-- start --

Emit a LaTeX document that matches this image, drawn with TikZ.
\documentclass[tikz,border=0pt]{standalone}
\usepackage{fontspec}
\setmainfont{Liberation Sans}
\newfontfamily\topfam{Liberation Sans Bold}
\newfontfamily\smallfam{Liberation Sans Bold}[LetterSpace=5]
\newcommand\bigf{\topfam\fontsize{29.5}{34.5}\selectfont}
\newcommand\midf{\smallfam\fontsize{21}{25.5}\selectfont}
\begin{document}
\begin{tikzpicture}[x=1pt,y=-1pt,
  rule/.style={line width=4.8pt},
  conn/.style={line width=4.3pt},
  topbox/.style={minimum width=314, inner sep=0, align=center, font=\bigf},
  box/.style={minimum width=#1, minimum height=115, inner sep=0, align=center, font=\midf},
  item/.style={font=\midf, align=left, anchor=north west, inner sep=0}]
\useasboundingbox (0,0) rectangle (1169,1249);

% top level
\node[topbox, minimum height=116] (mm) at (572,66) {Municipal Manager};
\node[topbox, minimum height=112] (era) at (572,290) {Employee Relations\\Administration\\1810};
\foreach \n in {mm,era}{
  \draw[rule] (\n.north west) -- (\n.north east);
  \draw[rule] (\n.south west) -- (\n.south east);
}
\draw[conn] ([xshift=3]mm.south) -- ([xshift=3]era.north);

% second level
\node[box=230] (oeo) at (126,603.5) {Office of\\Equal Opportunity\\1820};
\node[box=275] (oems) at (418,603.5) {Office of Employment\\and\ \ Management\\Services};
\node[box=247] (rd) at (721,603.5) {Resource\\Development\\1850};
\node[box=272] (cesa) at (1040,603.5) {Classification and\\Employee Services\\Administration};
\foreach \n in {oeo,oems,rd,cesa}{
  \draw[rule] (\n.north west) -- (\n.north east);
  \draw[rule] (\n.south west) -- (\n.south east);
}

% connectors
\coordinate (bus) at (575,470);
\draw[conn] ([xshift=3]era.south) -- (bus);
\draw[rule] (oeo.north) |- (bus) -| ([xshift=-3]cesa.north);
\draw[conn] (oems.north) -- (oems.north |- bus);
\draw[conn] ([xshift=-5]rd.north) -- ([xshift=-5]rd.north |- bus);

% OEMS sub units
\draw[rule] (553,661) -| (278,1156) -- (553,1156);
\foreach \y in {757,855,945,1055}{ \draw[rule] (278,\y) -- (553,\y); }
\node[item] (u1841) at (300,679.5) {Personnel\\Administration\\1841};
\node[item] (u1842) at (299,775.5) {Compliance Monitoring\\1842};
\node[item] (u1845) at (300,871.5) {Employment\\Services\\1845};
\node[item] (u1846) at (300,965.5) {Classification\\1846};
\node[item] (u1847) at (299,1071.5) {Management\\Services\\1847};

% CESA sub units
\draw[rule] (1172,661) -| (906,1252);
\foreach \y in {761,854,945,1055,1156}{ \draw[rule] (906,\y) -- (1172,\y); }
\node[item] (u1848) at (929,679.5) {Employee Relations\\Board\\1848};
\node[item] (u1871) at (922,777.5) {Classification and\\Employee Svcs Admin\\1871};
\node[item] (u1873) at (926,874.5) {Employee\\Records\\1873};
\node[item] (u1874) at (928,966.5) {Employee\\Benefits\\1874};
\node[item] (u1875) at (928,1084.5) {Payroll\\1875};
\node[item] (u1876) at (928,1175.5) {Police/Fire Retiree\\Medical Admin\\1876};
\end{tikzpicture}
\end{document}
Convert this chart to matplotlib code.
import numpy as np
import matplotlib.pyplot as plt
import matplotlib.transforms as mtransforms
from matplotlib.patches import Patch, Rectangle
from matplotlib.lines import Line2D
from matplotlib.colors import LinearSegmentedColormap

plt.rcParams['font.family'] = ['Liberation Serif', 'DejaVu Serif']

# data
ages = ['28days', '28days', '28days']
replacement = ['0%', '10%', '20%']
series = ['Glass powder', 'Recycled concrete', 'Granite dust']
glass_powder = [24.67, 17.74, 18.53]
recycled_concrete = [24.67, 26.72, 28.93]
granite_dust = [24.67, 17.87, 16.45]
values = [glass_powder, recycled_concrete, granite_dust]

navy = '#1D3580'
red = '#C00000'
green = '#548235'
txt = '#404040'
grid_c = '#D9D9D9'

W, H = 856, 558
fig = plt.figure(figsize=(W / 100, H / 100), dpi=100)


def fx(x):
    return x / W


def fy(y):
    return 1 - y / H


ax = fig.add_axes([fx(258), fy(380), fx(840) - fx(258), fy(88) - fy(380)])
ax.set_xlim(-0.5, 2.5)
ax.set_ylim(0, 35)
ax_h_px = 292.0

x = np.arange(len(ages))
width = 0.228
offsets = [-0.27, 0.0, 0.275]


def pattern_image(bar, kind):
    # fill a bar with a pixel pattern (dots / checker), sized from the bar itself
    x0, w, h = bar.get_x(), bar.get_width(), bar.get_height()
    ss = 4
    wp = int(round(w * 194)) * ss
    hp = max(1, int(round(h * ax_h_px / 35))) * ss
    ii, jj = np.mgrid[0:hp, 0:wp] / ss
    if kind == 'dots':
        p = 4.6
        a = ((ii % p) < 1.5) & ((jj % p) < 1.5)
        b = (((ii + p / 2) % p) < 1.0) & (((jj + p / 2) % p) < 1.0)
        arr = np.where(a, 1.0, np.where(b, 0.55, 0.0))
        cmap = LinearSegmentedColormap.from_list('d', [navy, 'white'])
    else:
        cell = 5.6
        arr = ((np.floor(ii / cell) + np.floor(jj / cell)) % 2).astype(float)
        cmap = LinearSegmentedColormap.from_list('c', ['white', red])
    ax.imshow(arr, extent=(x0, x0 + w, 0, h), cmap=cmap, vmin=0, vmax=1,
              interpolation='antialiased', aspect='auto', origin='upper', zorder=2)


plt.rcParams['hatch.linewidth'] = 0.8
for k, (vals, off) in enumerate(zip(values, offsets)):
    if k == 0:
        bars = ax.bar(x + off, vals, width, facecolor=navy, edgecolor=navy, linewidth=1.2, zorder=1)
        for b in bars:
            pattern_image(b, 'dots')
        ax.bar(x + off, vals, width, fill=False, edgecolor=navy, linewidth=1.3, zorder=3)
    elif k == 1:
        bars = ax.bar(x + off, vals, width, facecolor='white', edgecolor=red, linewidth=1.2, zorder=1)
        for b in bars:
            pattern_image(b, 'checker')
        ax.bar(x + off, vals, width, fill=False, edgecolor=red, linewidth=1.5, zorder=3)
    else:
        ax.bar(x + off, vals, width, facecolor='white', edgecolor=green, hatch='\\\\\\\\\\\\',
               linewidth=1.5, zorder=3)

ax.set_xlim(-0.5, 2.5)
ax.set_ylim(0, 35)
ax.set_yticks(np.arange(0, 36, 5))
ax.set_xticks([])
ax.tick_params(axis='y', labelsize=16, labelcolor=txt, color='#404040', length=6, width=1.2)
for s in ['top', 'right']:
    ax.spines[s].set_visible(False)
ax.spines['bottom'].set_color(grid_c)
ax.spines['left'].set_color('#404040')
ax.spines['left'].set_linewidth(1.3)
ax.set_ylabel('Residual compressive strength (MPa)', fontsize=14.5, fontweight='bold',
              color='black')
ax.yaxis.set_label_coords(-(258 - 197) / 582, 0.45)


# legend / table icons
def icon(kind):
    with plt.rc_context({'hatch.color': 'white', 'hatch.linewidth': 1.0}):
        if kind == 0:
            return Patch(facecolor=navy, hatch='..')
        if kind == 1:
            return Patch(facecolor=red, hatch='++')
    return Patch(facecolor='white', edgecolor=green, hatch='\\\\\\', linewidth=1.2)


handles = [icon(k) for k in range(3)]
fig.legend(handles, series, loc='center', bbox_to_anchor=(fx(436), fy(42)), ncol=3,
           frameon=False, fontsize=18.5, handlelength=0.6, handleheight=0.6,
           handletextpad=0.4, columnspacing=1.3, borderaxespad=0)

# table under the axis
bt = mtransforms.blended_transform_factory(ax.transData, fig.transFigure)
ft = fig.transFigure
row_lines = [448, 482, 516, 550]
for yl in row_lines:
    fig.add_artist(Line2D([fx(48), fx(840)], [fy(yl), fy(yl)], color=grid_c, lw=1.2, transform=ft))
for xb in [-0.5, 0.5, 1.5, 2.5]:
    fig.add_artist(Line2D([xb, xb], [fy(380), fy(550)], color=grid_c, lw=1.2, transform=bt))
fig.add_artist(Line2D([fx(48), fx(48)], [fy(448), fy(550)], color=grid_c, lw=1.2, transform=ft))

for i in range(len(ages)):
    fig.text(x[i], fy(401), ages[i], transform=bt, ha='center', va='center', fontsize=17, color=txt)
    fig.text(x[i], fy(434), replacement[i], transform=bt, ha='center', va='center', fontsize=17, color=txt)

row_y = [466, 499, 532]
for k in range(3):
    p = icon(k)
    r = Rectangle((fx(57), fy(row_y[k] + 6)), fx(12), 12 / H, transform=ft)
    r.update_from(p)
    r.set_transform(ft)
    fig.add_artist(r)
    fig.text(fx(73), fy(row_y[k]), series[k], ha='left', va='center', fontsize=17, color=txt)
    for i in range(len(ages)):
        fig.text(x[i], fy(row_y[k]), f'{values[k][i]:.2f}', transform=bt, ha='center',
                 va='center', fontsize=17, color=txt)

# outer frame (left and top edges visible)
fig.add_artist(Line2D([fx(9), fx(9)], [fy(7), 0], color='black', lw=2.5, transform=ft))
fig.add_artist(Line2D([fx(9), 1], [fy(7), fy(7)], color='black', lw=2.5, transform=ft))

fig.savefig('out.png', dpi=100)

-- end --

▶ THE EXERCISE
Retype only what lies between the line bearing "Convert this chart to matplotlib code." and the line bearing "plt.rcParams['font.family'] = ['Liberation", keeping both of those lines.

▶ SOLUTION
Convert this chart to matplotlib code.
import numpy as np
import matplotlib.pyplot as plt
import matplotlib.transforms as mtransforms
from matplotlib.patches import Patch, Rectangle
from matplotlib.lines import Line2D
from matplotlib.colors import LinearSegmentedColormap

plt.rcParams['font.family'] = ['Liberation Serif', 'DejaVu Serif']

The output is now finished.